[Aim of the task] Nothing outside the range is to be copied. From the entries below, reproduce exactly the lines starting at the one with "Convert this chart to D3.js code." and ending at the one with "const arc = d3.arc().innerRadius(0).outerRadius(R);", without pictures.

+ + + + + + +

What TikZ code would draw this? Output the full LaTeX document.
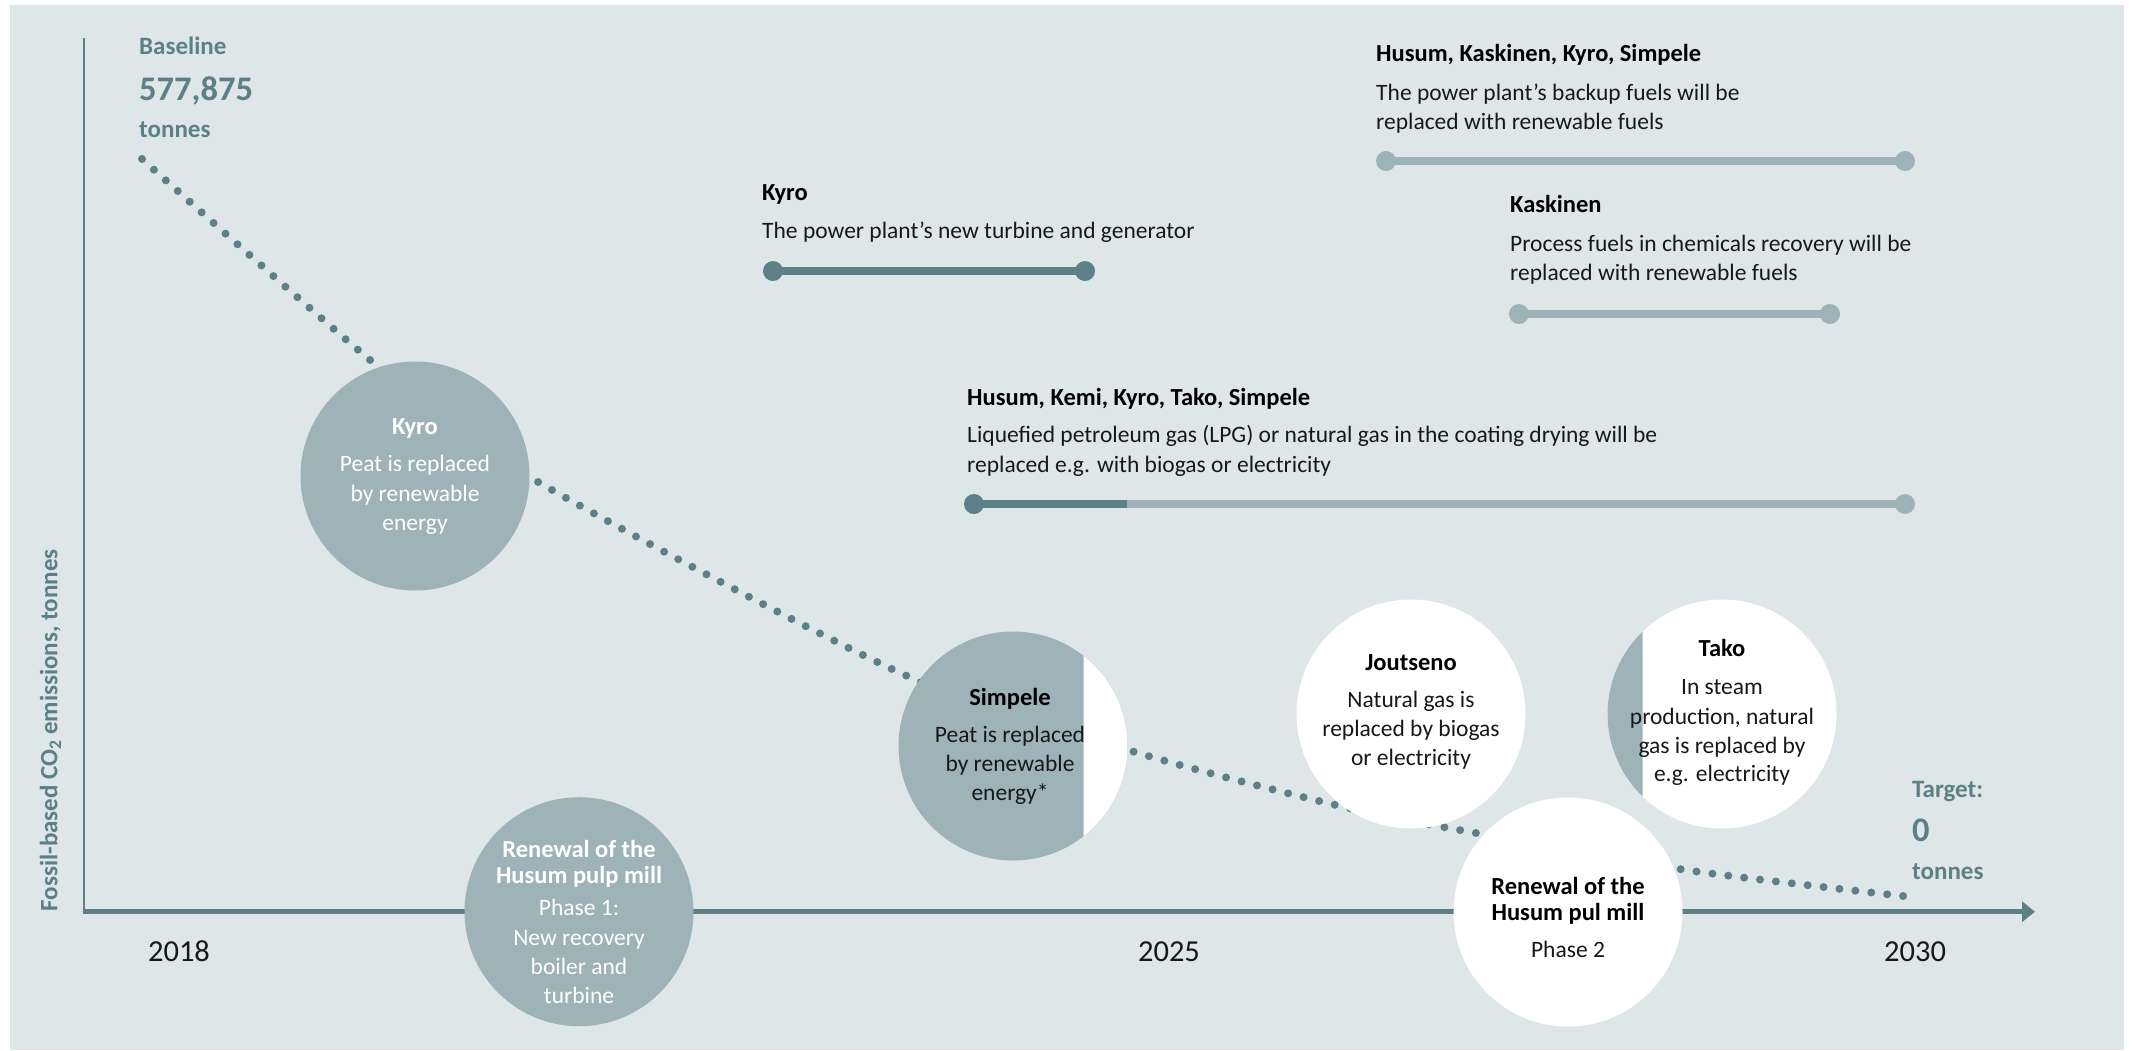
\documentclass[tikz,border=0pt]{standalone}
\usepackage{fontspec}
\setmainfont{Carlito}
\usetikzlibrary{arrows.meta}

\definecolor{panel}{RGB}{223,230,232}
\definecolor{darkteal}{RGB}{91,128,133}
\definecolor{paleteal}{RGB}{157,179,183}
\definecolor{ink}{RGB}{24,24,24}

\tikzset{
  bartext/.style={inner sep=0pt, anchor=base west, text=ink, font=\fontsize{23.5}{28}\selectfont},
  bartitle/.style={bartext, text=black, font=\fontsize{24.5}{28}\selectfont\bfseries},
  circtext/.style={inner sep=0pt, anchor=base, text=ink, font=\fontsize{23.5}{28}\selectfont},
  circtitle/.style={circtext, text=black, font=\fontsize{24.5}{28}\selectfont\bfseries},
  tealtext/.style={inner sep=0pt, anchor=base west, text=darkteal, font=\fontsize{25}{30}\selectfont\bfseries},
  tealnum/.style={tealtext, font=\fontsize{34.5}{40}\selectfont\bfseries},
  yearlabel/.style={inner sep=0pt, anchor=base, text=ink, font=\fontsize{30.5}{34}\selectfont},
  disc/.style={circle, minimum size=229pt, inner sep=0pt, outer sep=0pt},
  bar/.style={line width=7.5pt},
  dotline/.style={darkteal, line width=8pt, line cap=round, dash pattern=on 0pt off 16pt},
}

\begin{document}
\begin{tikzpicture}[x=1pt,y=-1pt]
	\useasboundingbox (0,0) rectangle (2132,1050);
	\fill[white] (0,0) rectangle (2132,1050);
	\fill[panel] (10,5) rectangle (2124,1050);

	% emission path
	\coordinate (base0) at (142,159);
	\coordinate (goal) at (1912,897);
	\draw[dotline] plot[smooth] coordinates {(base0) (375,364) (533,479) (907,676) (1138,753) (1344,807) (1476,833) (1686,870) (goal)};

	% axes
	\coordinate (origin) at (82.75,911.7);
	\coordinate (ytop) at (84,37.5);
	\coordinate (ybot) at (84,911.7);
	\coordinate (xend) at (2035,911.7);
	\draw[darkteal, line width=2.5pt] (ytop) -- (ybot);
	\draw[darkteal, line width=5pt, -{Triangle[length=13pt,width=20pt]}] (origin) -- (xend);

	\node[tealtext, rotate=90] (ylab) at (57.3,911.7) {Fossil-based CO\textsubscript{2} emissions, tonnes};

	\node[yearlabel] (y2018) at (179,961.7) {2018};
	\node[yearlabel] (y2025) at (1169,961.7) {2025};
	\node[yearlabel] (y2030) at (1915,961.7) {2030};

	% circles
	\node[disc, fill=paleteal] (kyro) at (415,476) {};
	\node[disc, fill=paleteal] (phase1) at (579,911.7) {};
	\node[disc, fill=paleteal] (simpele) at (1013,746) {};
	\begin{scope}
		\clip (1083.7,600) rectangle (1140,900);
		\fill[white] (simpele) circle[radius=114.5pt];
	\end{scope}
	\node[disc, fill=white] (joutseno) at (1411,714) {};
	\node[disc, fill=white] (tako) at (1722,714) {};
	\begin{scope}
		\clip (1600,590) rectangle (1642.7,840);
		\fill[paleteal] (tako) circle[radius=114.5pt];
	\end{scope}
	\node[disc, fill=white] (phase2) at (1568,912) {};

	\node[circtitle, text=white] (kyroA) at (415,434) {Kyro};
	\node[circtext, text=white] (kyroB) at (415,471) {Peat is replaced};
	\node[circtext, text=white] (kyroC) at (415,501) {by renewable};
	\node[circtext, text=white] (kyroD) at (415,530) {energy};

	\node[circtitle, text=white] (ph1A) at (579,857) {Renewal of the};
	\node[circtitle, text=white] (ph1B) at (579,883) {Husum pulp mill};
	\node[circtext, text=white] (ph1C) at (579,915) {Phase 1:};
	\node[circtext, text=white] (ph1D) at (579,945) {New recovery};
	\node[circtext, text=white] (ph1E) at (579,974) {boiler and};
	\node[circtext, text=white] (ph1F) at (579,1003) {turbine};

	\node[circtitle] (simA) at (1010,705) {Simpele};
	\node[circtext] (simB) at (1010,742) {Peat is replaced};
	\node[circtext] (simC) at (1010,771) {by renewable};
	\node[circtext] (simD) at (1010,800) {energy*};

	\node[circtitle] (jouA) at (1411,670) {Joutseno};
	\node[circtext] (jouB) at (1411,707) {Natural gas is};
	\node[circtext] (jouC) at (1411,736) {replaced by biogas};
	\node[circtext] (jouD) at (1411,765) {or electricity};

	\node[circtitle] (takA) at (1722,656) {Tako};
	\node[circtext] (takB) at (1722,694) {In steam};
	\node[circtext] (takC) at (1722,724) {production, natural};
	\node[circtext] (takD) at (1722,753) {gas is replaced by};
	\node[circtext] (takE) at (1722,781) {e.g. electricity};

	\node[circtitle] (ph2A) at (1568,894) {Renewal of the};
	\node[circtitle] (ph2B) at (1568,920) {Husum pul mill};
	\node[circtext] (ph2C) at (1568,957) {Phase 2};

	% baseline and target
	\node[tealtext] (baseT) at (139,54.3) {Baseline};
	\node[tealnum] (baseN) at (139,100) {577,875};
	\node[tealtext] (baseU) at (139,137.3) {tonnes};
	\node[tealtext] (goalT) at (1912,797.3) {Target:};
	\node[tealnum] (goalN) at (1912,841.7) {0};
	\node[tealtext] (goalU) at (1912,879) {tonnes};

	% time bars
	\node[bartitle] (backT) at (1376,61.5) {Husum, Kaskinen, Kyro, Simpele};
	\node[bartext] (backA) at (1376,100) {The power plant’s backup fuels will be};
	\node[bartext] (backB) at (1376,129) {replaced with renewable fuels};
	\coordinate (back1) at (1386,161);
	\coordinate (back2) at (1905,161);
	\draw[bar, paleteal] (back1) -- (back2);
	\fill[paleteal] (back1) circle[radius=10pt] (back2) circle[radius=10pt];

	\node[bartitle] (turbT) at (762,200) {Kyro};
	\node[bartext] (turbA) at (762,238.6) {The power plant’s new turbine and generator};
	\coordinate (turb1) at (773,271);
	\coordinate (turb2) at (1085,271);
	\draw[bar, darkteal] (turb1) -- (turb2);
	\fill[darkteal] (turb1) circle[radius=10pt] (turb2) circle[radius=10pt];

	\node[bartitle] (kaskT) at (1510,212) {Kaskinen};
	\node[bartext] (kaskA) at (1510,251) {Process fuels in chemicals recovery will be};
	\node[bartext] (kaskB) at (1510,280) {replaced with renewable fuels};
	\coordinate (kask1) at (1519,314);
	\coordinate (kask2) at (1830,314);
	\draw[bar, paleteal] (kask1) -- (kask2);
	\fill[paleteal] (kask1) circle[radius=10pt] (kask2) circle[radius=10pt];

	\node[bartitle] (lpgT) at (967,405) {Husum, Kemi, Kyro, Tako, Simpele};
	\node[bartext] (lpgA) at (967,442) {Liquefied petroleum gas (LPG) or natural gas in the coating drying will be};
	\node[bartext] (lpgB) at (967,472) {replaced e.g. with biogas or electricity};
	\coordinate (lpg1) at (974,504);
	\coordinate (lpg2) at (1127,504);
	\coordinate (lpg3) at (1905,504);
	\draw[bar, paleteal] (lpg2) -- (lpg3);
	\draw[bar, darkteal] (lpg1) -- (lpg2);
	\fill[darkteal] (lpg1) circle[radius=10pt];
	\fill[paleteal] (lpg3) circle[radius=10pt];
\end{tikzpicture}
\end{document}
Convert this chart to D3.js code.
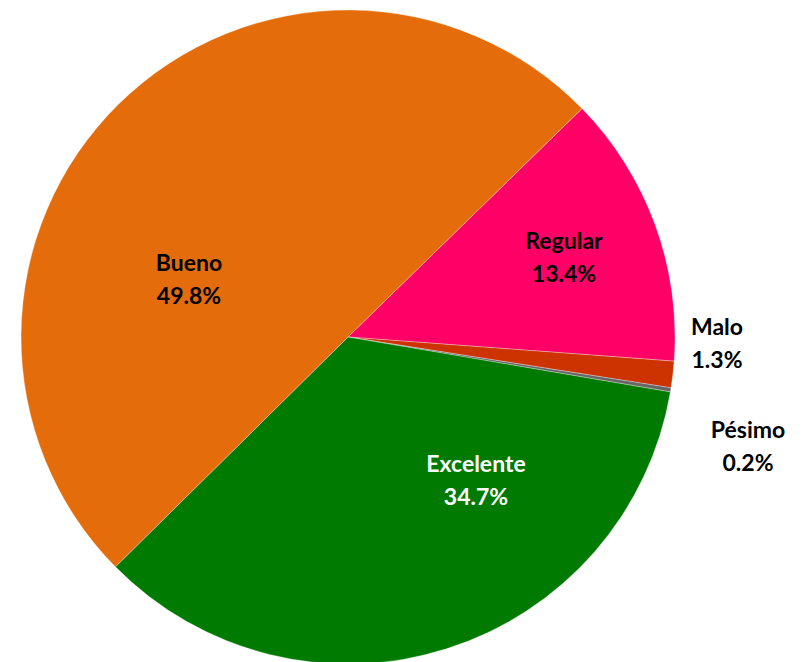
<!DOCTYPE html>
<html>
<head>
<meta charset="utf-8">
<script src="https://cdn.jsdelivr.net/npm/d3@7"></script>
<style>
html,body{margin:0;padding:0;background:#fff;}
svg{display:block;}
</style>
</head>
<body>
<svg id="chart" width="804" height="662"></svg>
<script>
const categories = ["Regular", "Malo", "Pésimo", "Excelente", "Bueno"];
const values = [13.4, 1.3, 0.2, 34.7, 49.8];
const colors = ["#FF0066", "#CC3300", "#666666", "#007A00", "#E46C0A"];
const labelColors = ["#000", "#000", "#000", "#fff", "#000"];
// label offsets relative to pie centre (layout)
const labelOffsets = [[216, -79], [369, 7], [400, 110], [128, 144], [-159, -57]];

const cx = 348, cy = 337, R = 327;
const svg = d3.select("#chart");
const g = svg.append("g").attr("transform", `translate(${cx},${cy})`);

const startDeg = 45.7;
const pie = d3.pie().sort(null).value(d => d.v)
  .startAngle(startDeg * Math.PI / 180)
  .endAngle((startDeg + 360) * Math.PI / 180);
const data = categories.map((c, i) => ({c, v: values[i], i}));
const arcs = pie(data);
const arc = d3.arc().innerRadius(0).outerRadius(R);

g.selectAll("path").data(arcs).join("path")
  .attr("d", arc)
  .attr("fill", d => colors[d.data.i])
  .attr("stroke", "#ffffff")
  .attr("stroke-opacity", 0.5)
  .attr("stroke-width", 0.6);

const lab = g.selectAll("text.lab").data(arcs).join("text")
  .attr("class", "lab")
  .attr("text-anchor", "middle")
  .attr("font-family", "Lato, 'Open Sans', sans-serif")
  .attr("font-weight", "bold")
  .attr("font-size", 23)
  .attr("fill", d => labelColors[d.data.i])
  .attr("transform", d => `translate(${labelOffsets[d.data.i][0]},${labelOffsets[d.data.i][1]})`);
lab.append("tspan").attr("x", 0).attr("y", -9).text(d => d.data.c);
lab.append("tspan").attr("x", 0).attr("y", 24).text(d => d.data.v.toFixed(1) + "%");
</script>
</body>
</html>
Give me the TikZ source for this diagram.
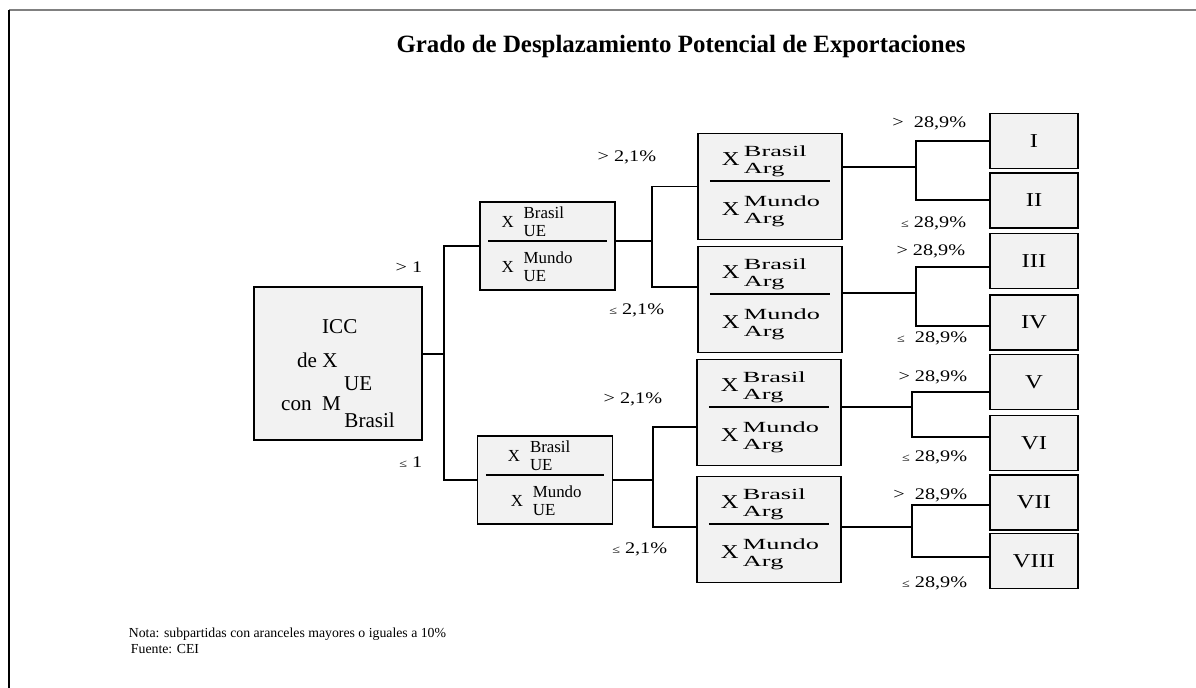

+ + + + + + +

[Answer below]
Convert this chart to D3.js code.
<!DOCTYPE html>
<html>
<head>
<meta charset="utf-8">
<script src="https://cdn.jsdelivr.net/npm/d3@7"></script>
<style>
html,body{margin:0;padding:0;background:#fff;}
svg{display:block;}
</style>
</head>
<body>
<svg id="chart" width="804" height="662"></svg>
<script>
const categories = ["Regular", "Malo", "Pésimo", "Excelente", "Bueno"];
const values = [13.4, 1.3, 0.2, 34.7, 49.8];
const colors = ["#FF0066", "#CC3300", "#666666", "#007A00", "#E46C0A"];
const labelColors = ["#000", "#000", "#000", "#fff", "#000"];
// label offsets relative to pie centre (layout)
const labelOffsets = [[216, -79], [369, 7], [400, 110], [128, 144], [-159, -57]];

const cx = 348, cy = 337, R = 327;
const svg = d3.select("#chart");
const g = svg.append("g").attr("transform", `translate(${cx},${cy})`);

const startDeg = 45.7;
const pie = d3.pie().sort(null).value(d => d.v)
  .startAngle(startDeg * Math.PI / 180)
  .endAngle((startDeg + 360) * Math.PI / 180);
const data = categories.map((c, i) => ({c, v: values[i], i}));
const arcs = pie(data);
const arc = d3.arc().innerRadius(0).outerRadius(R);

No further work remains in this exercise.